* Objective:
From the first line of the listing below, retype each line up to and including the one with "return (fx - L) / pw, (H - B - fy) / ph"; pictures stay out.

* Recorded information:
● ● ●
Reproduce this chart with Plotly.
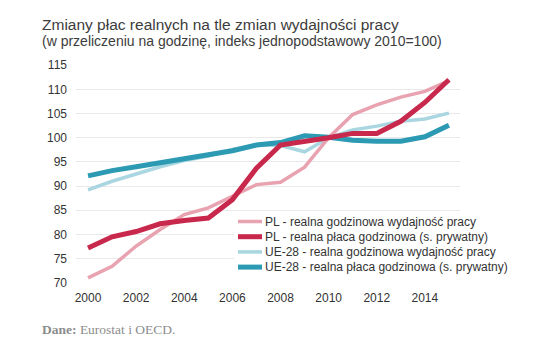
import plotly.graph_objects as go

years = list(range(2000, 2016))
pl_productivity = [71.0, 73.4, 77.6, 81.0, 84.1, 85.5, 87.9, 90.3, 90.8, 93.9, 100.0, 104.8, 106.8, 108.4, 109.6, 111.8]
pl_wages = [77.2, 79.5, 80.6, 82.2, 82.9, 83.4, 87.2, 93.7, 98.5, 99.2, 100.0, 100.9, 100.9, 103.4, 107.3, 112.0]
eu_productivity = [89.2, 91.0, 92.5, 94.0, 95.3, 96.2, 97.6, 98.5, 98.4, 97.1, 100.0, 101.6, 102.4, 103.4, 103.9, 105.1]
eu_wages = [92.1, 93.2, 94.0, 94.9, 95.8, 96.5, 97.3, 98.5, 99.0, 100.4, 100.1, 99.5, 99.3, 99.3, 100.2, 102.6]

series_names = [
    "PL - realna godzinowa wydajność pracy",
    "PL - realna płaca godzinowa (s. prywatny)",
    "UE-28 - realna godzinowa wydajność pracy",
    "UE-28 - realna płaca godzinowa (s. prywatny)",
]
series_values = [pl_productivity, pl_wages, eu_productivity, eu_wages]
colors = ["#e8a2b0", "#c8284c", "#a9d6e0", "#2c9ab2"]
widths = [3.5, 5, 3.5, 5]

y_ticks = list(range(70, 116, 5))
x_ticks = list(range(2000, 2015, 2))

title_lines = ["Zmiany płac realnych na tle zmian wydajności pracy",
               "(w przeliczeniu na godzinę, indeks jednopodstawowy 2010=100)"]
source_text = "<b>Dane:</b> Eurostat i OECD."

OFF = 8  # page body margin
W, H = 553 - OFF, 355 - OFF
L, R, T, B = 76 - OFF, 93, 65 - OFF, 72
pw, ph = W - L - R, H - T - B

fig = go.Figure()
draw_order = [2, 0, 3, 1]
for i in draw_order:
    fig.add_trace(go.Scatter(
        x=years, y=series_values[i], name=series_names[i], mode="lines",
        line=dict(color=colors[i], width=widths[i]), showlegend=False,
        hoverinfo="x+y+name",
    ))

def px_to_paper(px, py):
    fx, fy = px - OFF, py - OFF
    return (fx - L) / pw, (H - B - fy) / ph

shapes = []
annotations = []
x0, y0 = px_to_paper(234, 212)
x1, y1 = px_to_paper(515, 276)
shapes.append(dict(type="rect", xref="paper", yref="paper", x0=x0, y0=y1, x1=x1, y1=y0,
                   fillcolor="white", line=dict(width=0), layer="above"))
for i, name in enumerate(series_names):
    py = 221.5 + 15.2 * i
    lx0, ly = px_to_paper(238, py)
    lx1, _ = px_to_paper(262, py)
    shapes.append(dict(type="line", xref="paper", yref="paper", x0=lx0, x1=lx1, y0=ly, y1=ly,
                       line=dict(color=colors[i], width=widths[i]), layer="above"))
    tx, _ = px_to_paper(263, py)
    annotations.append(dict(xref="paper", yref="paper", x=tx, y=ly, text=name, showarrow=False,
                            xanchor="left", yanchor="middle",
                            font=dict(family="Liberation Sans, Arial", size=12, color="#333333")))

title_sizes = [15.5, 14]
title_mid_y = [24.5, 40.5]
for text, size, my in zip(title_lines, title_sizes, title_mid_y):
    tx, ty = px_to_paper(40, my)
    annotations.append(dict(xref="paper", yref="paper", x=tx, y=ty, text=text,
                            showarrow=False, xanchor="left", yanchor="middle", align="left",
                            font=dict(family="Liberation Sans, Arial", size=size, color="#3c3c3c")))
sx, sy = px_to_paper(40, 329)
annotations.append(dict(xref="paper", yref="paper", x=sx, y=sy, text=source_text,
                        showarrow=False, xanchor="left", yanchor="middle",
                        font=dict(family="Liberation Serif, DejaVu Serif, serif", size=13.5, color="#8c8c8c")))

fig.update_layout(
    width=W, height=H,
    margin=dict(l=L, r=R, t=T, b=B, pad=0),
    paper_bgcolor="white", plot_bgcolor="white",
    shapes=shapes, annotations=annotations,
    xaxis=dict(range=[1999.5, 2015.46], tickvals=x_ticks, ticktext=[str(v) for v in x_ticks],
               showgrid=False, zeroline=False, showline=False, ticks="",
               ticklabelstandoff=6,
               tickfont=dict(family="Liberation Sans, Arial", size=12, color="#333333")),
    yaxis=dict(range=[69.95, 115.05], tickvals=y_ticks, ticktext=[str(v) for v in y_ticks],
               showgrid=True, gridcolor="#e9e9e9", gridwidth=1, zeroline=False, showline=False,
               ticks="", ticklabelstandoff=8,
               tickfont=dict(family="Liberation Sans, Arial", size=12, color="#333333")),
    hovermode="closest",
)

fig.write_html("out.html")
● ● ●
* Answer in full:
Reproduce this chart with Plotly.
import plotly.graph_objects as go

years = list(range(2000, 2016))
pl_productivity = [71.0, 73.4, 77.6, 81.0, 84.1, 85.5, 87.9, 90.3, 90.8, 93.9, 100.0, 104.8, 106.8, 108.4, 109.6, 111.8]
pl_wages = [77.2, 79.5, 80.6, 82.2, 82.9, 83.4, 87.2, 93.7, 98.5, 99.2, 100.0, 100.9, 100.9, 103.4, 107.3, 112.0]
eu_productivity = [89.2, 91.0, 92.5, 94.0, 95.3, 96.2, 97.6, 98.5, 98.4, 97.1, 100.0, 101.6, 102.4, 103.4, 103.9, 105.1]
eu_wages = [92.1, 93.2, 94.0, 94.9, 95.8, 96.5, 97.3, 98.5, 99.0, 100.4, 100.1, 99.5, 99.3, 99.3, 100.2, 102.6]

series_names = [
    "PL - realna godzinowa wydajność pracy",
    "PL - realna płaca godzinowa (s. prywatny)",
    "UE-28 - realna godzinowa wydajność pracy",
    "UE-28 - realna płaca godzinowa (s. prywatny)",
]
series_values = [pl_productivity, pl_wages, eu_productivity, eu_wages]
colors = ["#e8a2b0", "#c8284c", "#a9d6e0", "#2c9ab2"]
widths = [3.5, 5, 3.5, 5]

y_ticks = list(range(70, 116, 5))
x_ticks = list(range(2000, 2015, 2))

title_lines = ["Zmiany płac realnych na tle zmian wydajności pracy",
               "(w przeliczeniu na godzinę, indeks jednopodstawowy 2010=100)"]
source_text = "<b>Dane:</b> Eurostat i OECD."

OFF = 8  # page body margin
W, H = 553 - OFF, 355 - OFF
L, R, T, B = 76 - OFF, 93, 65 - OFF, 72
pw, ph = W - L - R, H - T - B

fig = go.Figure()
draw_order = [2, 0, 3, 1]
for i in draw_order:
    fig.add_trace(go.Scatter(
        x=years, y=series_values[i], name=series_names[i], mode="lines",
        line=dict(color=colors[i], width=widths[i]), showlegend=False,
        hoverinfo="x+y+name",
    ))

def px_to_paper(px, py):
    fx, fy = px - OFF, py - OFF
    return (fx - L) / pw, (H - B - fy) / ph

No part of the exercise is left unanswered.